After living in the San Francisco Bay area for more than twenty-five years, Anne and Stan Rice moved to New Orleans, where they bought a house in the Garden District that became the setting for five of Rice’s novels. In 1994, the film version of Interview with a Vampire was released to great popular success. Rice wrote the screenplay that was the basis for the film, which starred Brad Pitt, Kirsten Dunst, and Tom Cruise. The film Queen of the Damned, which actually combined elements of the novels Queen of the Damned and The Vampire Lestat, opened in 2002, but was less commercially successful.

In 1998 Rice returned to the Catholic Church, ending years of alienation. Four years later, Stan died from brain cancer that had only recently been diagnosed and Rice committed herself to “writing for God.” With the publication of Christ the Lord, Out of Egypt (2005), Rice launched a series of books chronicling the life of Christ. Christ the Lord, The Road to Cana, second in the series, was published in 2008. Later that year she also published Called Out Of Darkness: A Spiritual Confession, in which Rice describes her spiritual life as a child and young woman, her flight from the church, and her eventual return. Only months before Hurricane Katrina devastated the New Orleans area in 2005, Rice moved to California to be closer to her son, Christopher, who is also a novelist.

In 2010 Rice renounced her Catholic faith, explaining that she had struggled to reconcile her own beliefs with the Catholic Church’s positions on issues such as same-sex marriage and abortion.
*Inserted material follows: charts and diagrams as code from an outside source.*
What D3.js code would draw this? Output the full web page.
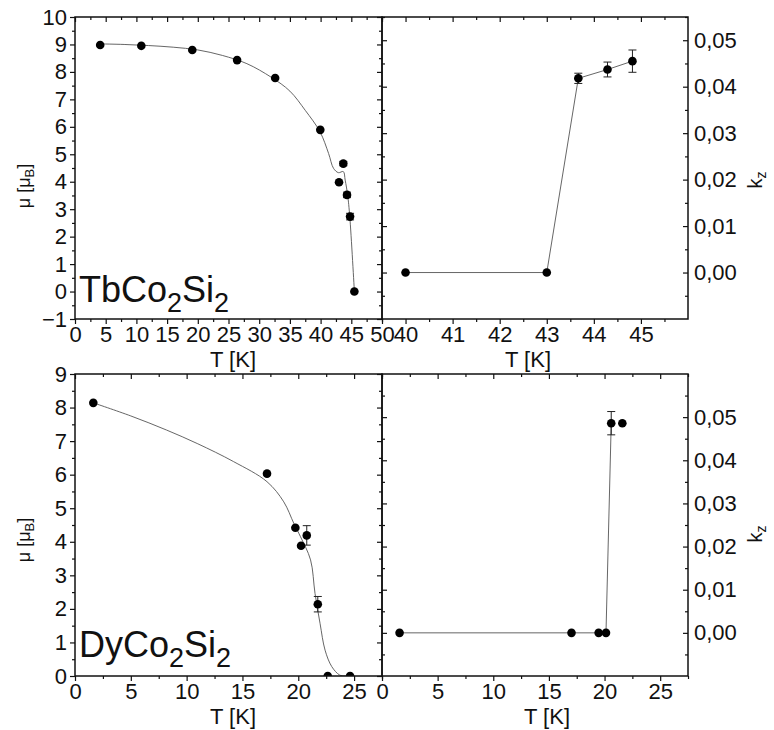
<!DOCTYPE html>
<html><head><meta charset="utf-8">
<script src="https://cdn.jsdelivr.net/npm/d3@7"></script>
<style>
body{margin:0;background:#fff}
text{font-family:"Liberation Sans",Arial,sans-serif;fill:#111}
</style></head>
<body><svg id="c" width="774" height="730"></svg>
<script>
// ---------- data ----------
// TbCo2Si2 : magnetic moment
const tbT     = [4.1, 10.8, 19.1, 26.4, 32.6, 39.95, 43.0, 43.7, 44.3, 44.8, 45.5];
const tbMu    = [8.98, 8.95, 8.80, 8.43, 7.78, 5.89, 3.98, 4.66, 3.52, 2.73, 0.0];
const tbMuErr = [0, 0, 0, 0, 0, 0, 0, 0.08, 0.1, 0.12, 0];
const tbFitT  = [4.1, 8, 12, 16, 20, 24, 28, 32, 35, 37.5, 39.9, 41.3, 42.1, 42.9, 43.7, 44.0, 44.4, 44.75, 45.5];
const tbFitMu = [9.02, 9.0, 8.96, 8.9, 8.8, 8.6, 8.3, 7.8, 7.3, 6.6, 5.82, 5.03, 4.49, 4.33, 4.37, 4.06, 3.52, 2.73, 0.0];
// TbCo2Si2 : kz
const tbKT    = [40, 43, 43.67, 44.29, 44.82];
const tbK     = [0, 0, 0.0418, 0.0437, 0.0455];
const tbKErr  = [0, 0, 0.0011, 0.0016, 0.0024];
// DyCo2Si2 : magnetic moment
const dyT     = [1.64, 17.2, 19.74, 20.25, 20.76, 21.75, 22.64, 24.64];
const dyMu    = [8.14, 6.03, 4.42, 3.88, 4.19, 2.14, 0, 0];
const dyMuErr = [0, 0, 0, 0, 0.29, 0.23, 0, 0];
const dyFitT  = [1.64, 5, 8.2, 11, 14.2, 17.2, 18.7, 19.6, 20.2, 21.1, 21.5, 21.95, 22.4, 23.0, 23.7, 24.2, 25];
const dyFitMu = [8.14, 7.75, 7.33, 6.92, 6.39, 5.79, 5.19, 4.55, 4.15, 3.46, 2.46, 1.57, 0.77, 0.28, 0.03, 0, 0];
// DyCo2Si2 : kz
const dyKT    = [1.58, 17.03, 19.47, 20.13, 20.6, 21.6];
const dyK     = [0, 0, 0, 0, 0.0486, 0.0486];
const dyKErr  = [0, 0, 0, 0, 0.0027, 0];
const dyKLineCount = 5;
// ticks
const tbMuXTicks = [0,5,10,15,20,25,30,35,40,45,50];
const tbMuYTicks = [-1,0,1,2,3,4,5,6,7,8,9,10];
const tbKXTicks  = [40,41,42,43,44,45];
const kzTicks    = [0,0.01,0.02,0.03,0.04,0.05];
const dyXTicks   = [0,5,10,15,20,25];
const dyMuYTicks = [0,1,2,3,4,5,6,7,8,9];

// ---------- drawing ----------
const svg = d3.select("#c");
const loc = d3.formatLocale({decimal:",",thousands:".",grouping:[3],currency:["",""]});
const fK = loc.format(".2f");
const FS = 22;

function range(a,b,s){const r=[];for(let v=a;v<=b+1e-9;v+=s)r.push(+v.toFixed(6));return r;}

function panel(o){
  const g = svg.append("g");
  const x = d3.scaleLinear().domain(o.xd).range([o.x0,o.x1]);
  const y = d3.scaleLinear().domain(o.yd).range([o.y1,o.y0]);
  const id = "clip"+Math.random().toString(36).slice(2);
  svg.append("clipPath").attr("id",id).append("rect")
     .attr("x",o.x0).attr("y",o.y0).attr("width",o.x1-o.x0).attr("height",o.y1-o.y0);
  const plot = g.append("g").attr("clip-path","url(#"+id+")");
  const line = d3.line().x(d=>x(d[0])).y(d=>y(d[1]));
  if(o.curve) line.curve(o.curve);
  plot.append("path").datum(o.line).attr("d",line)
     .attr("fill","none").attr("stroke","#555").attr("stroke-width",0.9);
  o.pts.forEach(p=>{
    if(p[2]>0){
      const cx=x(p[0]), ya=y(p[1]+p[2]), yb=y(p[1]-p[2]);
      plot.append("path").attr("d",`M${cx},${ya}V${yb}M${cx-4},${ya}H${cx+4}M${cx-4},${yb}H${cx+4}`)
        .attr("stroke","#222").attr("stroke-width",1).attr("fill","none");
    }
  });
  plot.selectAll("circle.d").data(o.pts).join("circle")
     .attr("cx",d=>x(d[0])).attr("cy",d=>y(d[1])).attr("r",4.3).attr("fill","#000");

  const ax = (gen, tx, ty)=>{
    const a = g.append("g").attr("transform",`translate(${tx},${ty})`).call(gen);
    a.select(".domain").remove();
    a.selectAll("line").attr("stroke","#111").attr("stroke-width",1.2);
    a.selectAll("text").style("font-size",FS+"px").attr("fill","#111");
    return a;
  };
  const xmin = o.xMinor, ymin = o.yMinor;
  ax(d3.axisBottom(x).tickValues(o.xt).tickSize(5).tickPadding(2).tickFormat(d3.format("d")),0,o.y1);
  ax(d3.axisBottom(x).tickValues(xmin).tickSize(3).tickFormat(""),0,o.y1);
  ax(d3.axisTop(x).tickValues(o.xt).tickSize(-5).tickFormat(""),0,o.y0);
  ax(d3.axisTop(x).tickValues(xmin).tickSize(-3).tickFormat(""),0,o.y0);
  if(o.side==="left"){
    ax(d3.axisLeft(y).tickValues(o.yt).tickSize(5).tickPadding(3).tickFormat(d3.format("d")),o.x0,0);
    ax(d3.axisLeft(y).tickValues(ymin).tickSize(3).tickFormat(""),o.x0,0);
    ax(d3.axisRight(y).tickValues(o.yt).tickSize(-5).tickFormat(""),o.x1,0);
    ax(d3.axisRight(y).tickValues(ymin).tickSize(-3).tickFormat(""),o.x1,0);
  } else {
    ax(d3.axisRight(y).tickValues(o.yt).tickSize(-5).tickPadding(6).tickFormat(fK),o.x1,0);
    ax(d3.axisRight(y).tickValues(ymin).tickSize(-3).tickFormat(""),o.x1,0);
    ax(d3.axisLeft(y).tickValues(o.yt).tickSize(-5).tickFormat(""),o.x0,0);
    ax(d3.axisLeft(y).tickValues(ymin).tickSize(-3).tickFormat(""),o.x0,0);
  }
  g.append("rect").attr("x",o.x0).attr("y",o.y0).attr("width",o.x1-o.x0).attr("height",o.y1-o.y0)
    .attr("fill","none").attr("stroke","#111").attr("stroke-width",1.5);
  g.append("text").attr("x",o.tx).attr("y",o.y1+48).attr("text-anchor","middle")
    .style("font-size","22px").text("T [K]");
  return {x,y};
}

function zip(a,b,c){return a.map((v,i)=>[v,b[i],c?c[i]:0]);}

const L0=75, L1=382, R1=688, T0=17, T1=319, B0=374, B1=676;

panel({x0:L0,x1:L1,y0:T0,y1:T1,xd:[0,50],yd:[-1,10],xt:tbMuXTicks,yt:tbMuYTicks,
  xMinor:range(2.5,47.5,5),yMinor:range(-0.5,9.5,1),side:"left",
  pts:zip(tbT,tbMu,tbMuErr),line:zip(tbFitT,tbFitMu),curve:d3.curveCatmullRom,tx:233});
panel({x0:L1,x1:R1,y0:T0,y1:T1,xd:[39.5,46],yd:[-0.01,0.055],xt:tbKXTicks,yt:kzTicks,
  xMinor:range(39.5,45.5,1),yMinor:range(-0.005,0.055,0.01),side:"right",
  pts:zip(tbKT,tbK,tbKErr),line:zip(tbKT,tbK),tx:528});
panel({x0:L0,x1:L1,y0:B0,y1:B1,xd:[0,27.5],yd:[0,9],xt:dyXTicks,yt:dyMuYTicks,
  xMinor:range(2.5,27.5,5),yMinor:range(0.5,8.5,1),side:"left",
  pts:zip(dyT,dyMu,dyMuErr),line:zip(dyFitT,dyFitMu),curve:d3.curveCatmullRom,tx:233});
panel({x0:L1,x1:R1,y0:B0,y1:B1,xd:[0,27.5],yd:[-0.01,0.06],xt:dyXTicks,yt:kzTicks,
  xMinor:range(2.5,27.5,5),yMinor:range(-0.005,0.055,0.01),side:"right",
  pts:zip(dyKT,dyK,dyKErr),line:zip(dyKT.slice(0,dyKLineCount),dyK.slice(0,dyKLineCount)),tx:547});

function muTitle(cx,cy){
  const t=svg.append("text").attr("transform",`translate(${cx},${cy}) rotate(-90)`)
    .attr("text-anchor","middle").style("font-size","18px");
  t.append("tspan").text("\u03BC [\u03BC");
  t.append("tspan").attr("dy",4).style("font-size","13px").text("B");
  t.append("tspan").attr("dy",-4).text("]");
}
muTitle(30,186); muTitle(30,540);
function kTitle(cx,cy){
  const t=svg.append("text").attr("transform",`translate(${cx},${cy}) rotate(-90)`)
    .attr("text-anchor","middle").style("font-size","20px");
  t.append("tspan").text("k");
  t.append("tspan").attr("dy",4).style("font-size","14px").text("z");
}
kTitle(762,180); kTitle(762,534);

function compound(xp,yp,parts){
  const t=svg.append("text").attr("x",xp).attr("y",yp).style("font-size","36px");
  parts.forEach(p=>{
    if(p.sub){ t.append("tspan").attr("dy",10).style("font-size","27px").text(p.s); }
    else { t.append("tspan").attr("dy",p.after?-10:0).text(p.s); }
  });
}
compound(79,302,[{s:"TbCo"},{s:"2",sub:true},{s:"Si",after:true},{s:"2",sub:true}]);
compound(79,657,[{s:"DyCo"},{s:"2",sub:true},{s:"Si",after:true},{s:"2",sub:true}]);
</script></body></html>
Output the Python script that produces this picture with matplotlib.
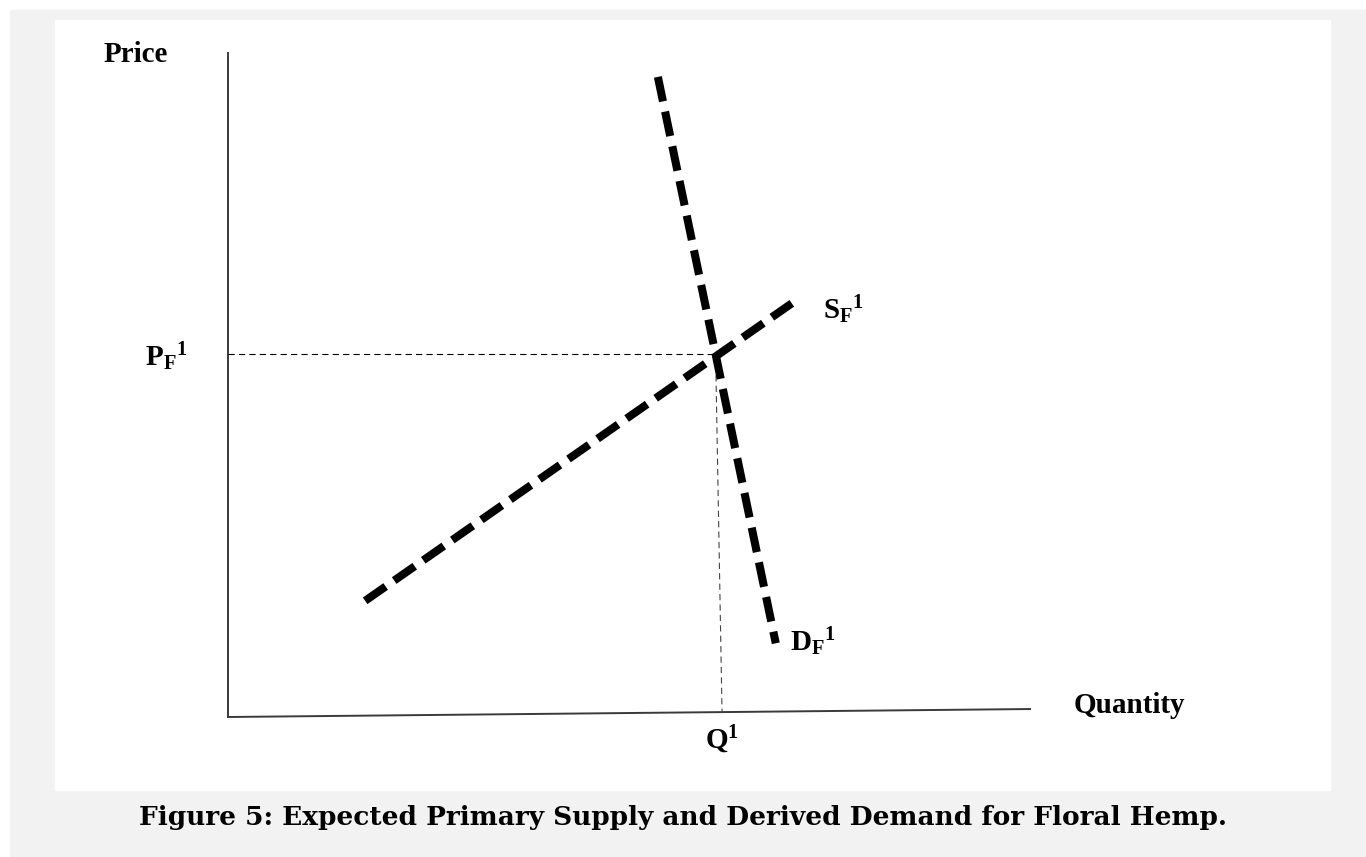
import matplotlib
matplotlib.use("Agg")
import matplotlib.pyplot as plt
from matplotlib.patches import Rectangle

# curves in "diagram units" (both axes run 0..100)
supply_q = [17.1, 70.3]
supply_p = [17.5, 62.3]
demand_q = [53.6, 68.3]
demand_p = [96.4, 11.1]
eq_q, eq_p = 60.8, 54.6
q_line_bottom = [61.6, 0.8]

labels = ["Price", "$P_{F}{}^{1}$", "$Q^{1}$", "$D_{F}{}^{1}$", "$S_{F}{}^{1}$", "Quantity"]
label_x = [-11.5, -10.3, 61.6, 70.1, 74.2, 105.4]
label_y = [99.8, 54.3, -3.5, 11.3, 61.3, 1.8]
label_ha = ["center", "left", "center", "left", "left", "left"]

caption = "Figure 5: Expected Primary Supply and Derived Demand for Floral Hemp."

plt.rcParams['lines.scale_dashes'] = False
plt.rcParams['mathtext.fontset'] = 'custom'
plt.rcParams['mathtext.rm'] = 'Liberation Serif:bold'
plt.rcParams['mathtext.bf'] = 'Liberation Serif:bold'
plt.rcParams['mathtext.it'] = 'Liberation Serif:bold'
plt.rcParams['mathtext.default'] = 'bf'

W, H = 1366, 857
fig = plt.figure(figsize=(W / 100, H / 100), dpi=100, facecolor='white')

# grey page and white panel behind the diagram
fig.patches.append(Rectangle((10 / W, 0), 1 - 10 / W, 1 - 10 / H,
                             transform=fig.transFigure, color='#f2f2f2', zorder=0))
fig.patches.append(Rectangle((55 / W, 1 - 790 / H), (1330 - 55) / W, (790 - 20) / H,
                             transform=fig.transFigure, color='white', zorder=1))

ax = fig.add_axes([228 / W, 1 - 717 / H, 802 / W, 664 / H])
ax.set_zorder(5)
ax.set_xlim(0, 100)
ax.set_ylim(0, 100)
ax.axis('off')

# axes of the diagram
ax.plot([0, 0], [0, 100], color='#3a3a3a', lw=1.4, clip_on=False)
ax.plot([0, 100], [0, 1.2], color='#3a3a3a', lw=1.4, clip_on=False)

# guide lines
ax.plot([0, eq_q], [eq_p, eq_p], color='black', lw=0.8, ls=(0, (4.5, 3)), clip_on=False)
ax.plot([eq_q, q_line_bottom[0]], [eq_p, q_line_bottom[1]], color='#444444', lw=0.8,
        ls=(0, (4.5, 3)), clip_on=False)

# supply and demand
ax.plot(supply_q, supply_p, color='black', lw=5.8, ls=(0, (18, 7.5)), clip_on=False)
ax.plot(demand_q, demand_p, color='black', lw=5.8, ls=(0, (18, 7.5)), clip_on=False)

for txt, x, y, ha in zip(labels, label_x, label_y, label_ha):
    ax.text(x, y, txt, ha=ha, va='center', fontsize=21, fontweight='bold',
            family='Liberation Serif', clip_on=False)

fig.text(0.5, 1 - 817 / H, caption, ha='center', va='center', fontsize=19,
         fontweight='bold', family='DejaVu Serif', zorder=5)

fig.savefig('out.png', dpi=100, facecolor='white')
In the announcement she posted on her Facebook page, Rice declared, “Today I quit being a Christian. I’m out. I remain committed to Christ as always but not to being ‘Christian’ or to being part of Christianity. It’s simply impossible for me to ‘belong’ to this quarrelsome, hostile, disputatious, and deservedly infamous group.”

On December 11, 2021, Anne Rice died of complications from a stroke. She was eighty years old.